One example is neuropathic pain this results from nerve injuries and can lead to allodynia (sensations which shouldn’t cause pain, causing pain) and hyperalgesia (heightened pain response to standard painful stimuli). Neuropathic pain strangely can be seen in conditions where nerve damage is not clear, such as: diabetes, shingles, HIV and cancer. The changes, which are taking place, suggest changes are occurring within the nervous system. On going pain in damaged nerves is attributed to an increase in the number of sodium channels (these channels initiate nervous impulses). Therefore pain impulses will be generated in the absence of appropriate stimulation. As well as this spontaneous pain can be felt. This is attributed to an increased sensitivity to chemicals, which are released by other nerves.
Another major change is called ‘wind up’, this is where persistent pain causes amplification and prolongation of response to pain by nerves in the dorsal horn (area of pain transmission). Wind up occurs upon activation of NMDA receptors. NMDA receptors are associated with our memory and the ‘acquisition’ of memories can be caused by long-term potentiation of these receptors. The same occurs with pain, upon repeated NMDA receptor stimulation our spinal cord becomes hypersensitive to pain and it remembers the pain stimulus as being more intense than it is. This results in allodynia.
Pain although following initially simple pathways, can have far reaching affects. This is because pain pathways interact with various parts of the brain, which are key to our everyday behaviour. So pain can cause sleep problems, make us more fearful and anxious. Also because it activates areas responsible for attention and our response to the outside world our social interactions and work can suffer.
We have drugs to treat pain but treatment needs to take a more holistic nature. We need to look at the emotional side, the ability not to give into pain, learning to cope and distractions all have a positive impact. This can be brought about through movement and exercise. Which does seem strange because our bodies are screaming at us to protect the injury. You can understand why people don’t do things, which are painful. However this ‘protection’ could be more harmful.

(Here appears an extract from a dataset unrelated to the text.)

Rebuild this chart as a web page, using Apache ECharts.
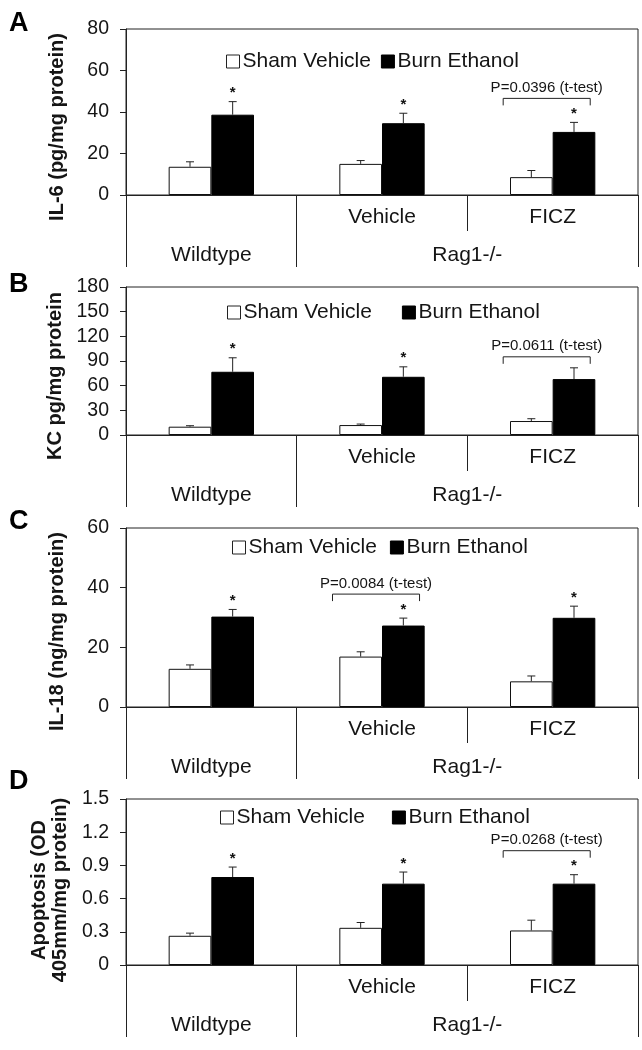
<!DOCTYPE html>
<html>
<head>
<meta charset="utf-8">
<script src="https://cdn.jsdelivr.net/npm/echarts@6/dist/echarts.min.js"></script>
<style>
html,body{margin:0;padding:0;background:#fff;}
#chart{width:642px;height:1050px;}
</style>
</head>
<body>
<div id="chart"></div>
<script>
// ---------- data ----------
const seriesNames = ['Sham Vehicle', 'Burn Ethanol'];
const level1Labels = ['', 'Vehicle', 'FICZ'];
const level2Labels = ['Wildtype', 'Rag1-/-'];
const level2Spans = [1, 2];

const panelLetters = ['A', 'B', 'C', 'D'];
const yNames = ['IL-6 (pg/mg protein)', 'KC pg/mg protein', 'IL-18 (ng/mg protein)', 'Apoptosis (OD\n405mm/mg protein)'];

const ticksA = [0, 20, 40, 60, 80];
const shamA = [13.6, 15.0, 8.6];
const shamErrA = [2.4, 1.6, 3.2];
const burnA = [38.7, 34.6, 30.4];
const burnErrA = [6.3, 4.8, 4.6];
const starsA = [1, 1, 1];
const bracketA = { group: 2, text: 'P=0.0396 (t-test)' };

const ticksB = [0, 30, 60, 90, 120, 150, 180];
const shamB = [10.1, 12.1, 17.0];
const shamErrB = [1.2, 1.2, 2.8];
const burnB = [76.9, 70.8, 68.0];
const burnErrB = [17.0, 12.1, 13.7];
const starsB = [1, 1, 0];
const bracketB = { group: 2, text: 'P=0.0611 (t-test)' };

const ticksC = [0, 20, 40, 60];
const shamC = [12.8, 16.9, 8.6];
const shamErrC = [1.3, 1.6, 1.8];
const burnC = [30.3, 27.3, 29.9];
const burnErrC = [2.4, 2.5, 3.9];
const starsC = [1, 1, 1];
const bracketC = { group: 1, text: 'P=0.0084 (t-test)' };

const ticksD = [0, 0.3, 0.6, 0.9, 1.2, 1.5];
const shamD = [0.264, 0.336, 0.312];
const shamErrD = [0.024, 0.048, 0.093];
const burnD = [0.795, 0.735, 0.735];
const burnErrD = [0.09, 0.105, 0.081];
const starsD = [1, 1, 1];
const bracketD = { group: 2, text: 'P=0.0268 (t-test)' };

const panels = [
  { ticks: ticksA, sham: shamA, shamErr: shamErrA, burn: burnA, burnErr: burnErrA, stars: starsA, bracket: bracketA },
  { ticks: ticksB, sham: shamB, shamErr: shamErrB, burn: burnB, burnErr: burnErrB, stars: starsB, bracket: bracketB },
  { ticks: ticksC, sham: shamC, shamErr: shamErrC, burn: burnC, burnErr: burnErrC, stars: starsC, bracket: bracketC },
  { ticks: ticksD, sham: shamD, shamErr: shamErrD, burn: burnD, burnErr: burnErrD, stars: starsD, bracket: bracketD }
];

// ---------- layout ----------
const FONT = "'Liberation Sans', Arial, Helvetica, sans-serif";
const INK = '#151515';
const gridTops = [29, 287, 528, 799];
const gridHeights = [166, 148, 179, 166];
const legendCenters = [62, 313, 548, 818];
const legendLefts = [226, 227, 232, 220];
const legendGaps = [10, 30, 13, 27];
const titleTops = [5, 266, 503, 763];
const nameGaps = [58, 58, 58, 52];
const namePads = [30, 30, 28, 16];
const GRID_LEFT = 126, GRID_RIGHT = 4;
const LEVEL1_TICK = 36, LEVEL2_TICK = 72;

// level-2 slot axis built from spans
const slotCount = 2 * level2Spans.reduce((a, b) => a + b, 0) + 1;
const level2Slots = new Array(slotCount).fill('');
const boundarySet = new Set([0]);
const labelSet = new Set();
let cum = 0;
level2Spans.forEach((s, i) => {
  level2Slots[2 * cum + s] = level2Labels[i];
  labelSet.add(2 * cum + s);
  cum += s;
  boundarySet.add(2 * cum);
});

const option = {
  backgroundColor: '#fff',
  animation: false,
  textStyle: { fontFamily: FONT, color: INK },
  title: [], grid: [], xAxis: [], yAxis: [], legend: [], series: []
};

panels.forEach((p, k) => {
  const yMin = p.ticks[0], yMax = p.ticks[p.ticks.length - 1];
  const yInt = p.ticks[1] - p.ticks[0];

  option.title.push({
    text: panelLetters[k], left: 4, top: titleTops[k],
    textStyle: { fontFamily: FONT, fontSize: 27, fontWeight: 'bold', color: '#000' }
  });

  option.grid.push({
    left: GRID_LEFT, right: GRID_RIGHT, top: gridTops[k], height: gridHeights[k],
    show: true, borderColor: '#222', borderWidth: 1, backgroundColor: 'transparent'
  });

  option.xAxis.push({
    type: 'category', gridIndex: k, data: level1Labels, position: 'bottom',
    axisLine: { show: true, lineStyle: { color: '#222', width: 1 } },
    axisTick: { show: true, length: LEVEL1_TICK, interval: 0, lineStyle: { color: '#222' } },
    axisLabel: { interval: 0, margin: 12, fontSize: 21, color: INK, fontFamily: FONT }
  });
  option.xAxis.push({
    type: 'category', gridIndex: k, data: level2Slots, boundaryGap: false, position: 'bottom',
    axisLine: { show: false },
    axisTick: { show: true, length: LEVEL2_TICK, interval: (i) => boundarySet.has(i), lineStyle: { color: '#222' } },
    axisLabel: { interval: (i) => labelSet.has(i), margin: 50, fontSize: 21, color: INK, fontFamily: FONT }
  });

  option.yAxis.push({
    type: 'value', gridIndex: k, min: yMin, max: yMax, interval: yInt,
    axisLine: { show: true, lineStyle: { color: '#222', width: 1 } },
    axisTick: { show: true, length: 6, lineStyle: { color: '#222' } },
    splitLine: { show: false },
    axisLabel: { fontSize: 19.5, margin: 17, color: INK, fontFamily: FONT },
    name: yNames[k], nameLocation: 'middle', nameGap: nameGaps[k], nameRotate: 90,
    nameTextStyle: { fontFamily: FONT, fontSize: 20, fontWeight: 'bold', color: INK, lineHeight: 21, padding: [0, namePads[k], 0, 0] }
  });

  option.legend.push({
    top: legendCenters[k] - 11, left: legendLefts[k], padding: 0,
    itemWidth: 13, itemHeight: 13, itemGap: legendGaps[k], icon: 'rect',
    textStyle: { fontFamily: FONT, fontSize: 21, color: INK, padding: [0, 0, 0, -2] },
    selectedMode: false,
    data: [
      { name: seriesNames[0], itemStyle: { color: '#fff', borderColor: '#222', borderWidth: 1 } },
      { name: seriesNames[1], itemStyle: { color: '#000', borderColor: '#000', borderWidth: 1 } }
    ]
  });

  option.series.push({
    name: seriesNames[0], type: 'bar', xAxisIndex: 2 * k, yAxisIndex: k,
    data: p.sham, barGap: '0%', barCategoryGap: '50%',
    itemStyle: { color: '#fff', borderColor: '#111', borderWidth: 1 }
  });
  option.series.push({
    name: seriesNames[1], type: 'bar', xAxisIndex: 2 * k, yAxisIndex: k,
    data: p.burn, barGap: '0%', barCategoryGap: '50%',
    itemStyle: { color: '#000', borderColor: '#000', borderWidth: 1 }
  });

  // error bars + stars
  const errData = [];
  p.sham.forEach((v, i) => errData.push([i, v, p.shamErr[i], -1, 0]));
  p.burn.forEach((v, i) => errData.push([i, v, p.burnErr[i], 1, p.stars[i]]));
  option.series.push({
    type: 'custom', xAxisIndex: 2 * k, yAxisIndex: k, z: 5, silent: true,
    data: errData,
    renderItem: (params, api) => {
      const cat = api.value(0), v = api.value(1), e = api.value(2), side = api.value(3), star = api.value(4);
      const base = api.coord([cat, v]);
      const top = api.coord([cat, v + e]);
      const bw = api.size([1, 0])[0];
      const x = base[0] + side * bw * 0.125;
      const children = [
        { type: 'line', shape: { x1: x, y1: base[1], x2: x, y2: top[1] }, style: { stroke: '#222', lineWidth: 1 } },
        { type: 'line', shape: { x1: x - 4, y1: top[1], x2: x + 4, y2: top[1] }, style: { stroke: '#222', lineWidth: 1 } }
      ];
      if (star) {
        children.push({ type: 'text', style: { text: '*', x: x, y: top[1] - 1, align: 'center', verticalAlign: 'bottom', font: 'bold 15px ' + FONT, fill: '#111' } });
      }
      return { type: 'group', children: children };
    }
  });

  // significance bracket
  const g = p.bracket.group;
  const errTop = Math.max(p.sham[g] + p.shamErr[g], p.burn[g] + p.burnErr[g]);
  option.series.push({
    type: 'custom', xAxisIndex: 2 * k, yAxisIndex: k, z: 5, silent: true,
    data: [[g, errTop, p.stars[g]]],
    renderItem: (params, api) => {
      const c = api.coord([api.value(0), api.value(1)]);
      const bw = api.size([1, 0])[0];
      const y = c[1] - (api.value(2) ? 24 : 11);
      const x1 = c[0] - 0.29 * bw, x2 = c[0] + 0.22 * bw;
      return {
        type: 'group', children: [
          { type: 'polyline', shape: { points: [[x1, y + 7], [x1, y], [x2, y], [x2, y + 7]] }, style: { stroke: '#222', lineWidth: 1, fill: null } },
          { type: 'text', style: { text: p.bracket.text, x: (x1 + x2) / 2, y: y - 3, align: 'center', verticalAlign: 'bottom', font: '15px ' + FONT, fill: INK } }
        ]
      };
    }
  });
});

const chart = echarts.init(document.getElementById('chart'), null, { renderer: 'canvas' });
chart.setOption(option);
</script>
</body>
</html>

So in conclusion chronic pain is often incurable, pain often goes undiagnosed and can be un-diagnosable. Other people don’t realise its real and don’t understand how hard it is to live with pain. Rather than a cure, holistic therapy is given from physiotherapy to psychotherapy. This has not been seen to reduce pain but instead it allows people to manage their pain and to live fuller lives. This has a positive impact on their psychological well-being and consequently their pain.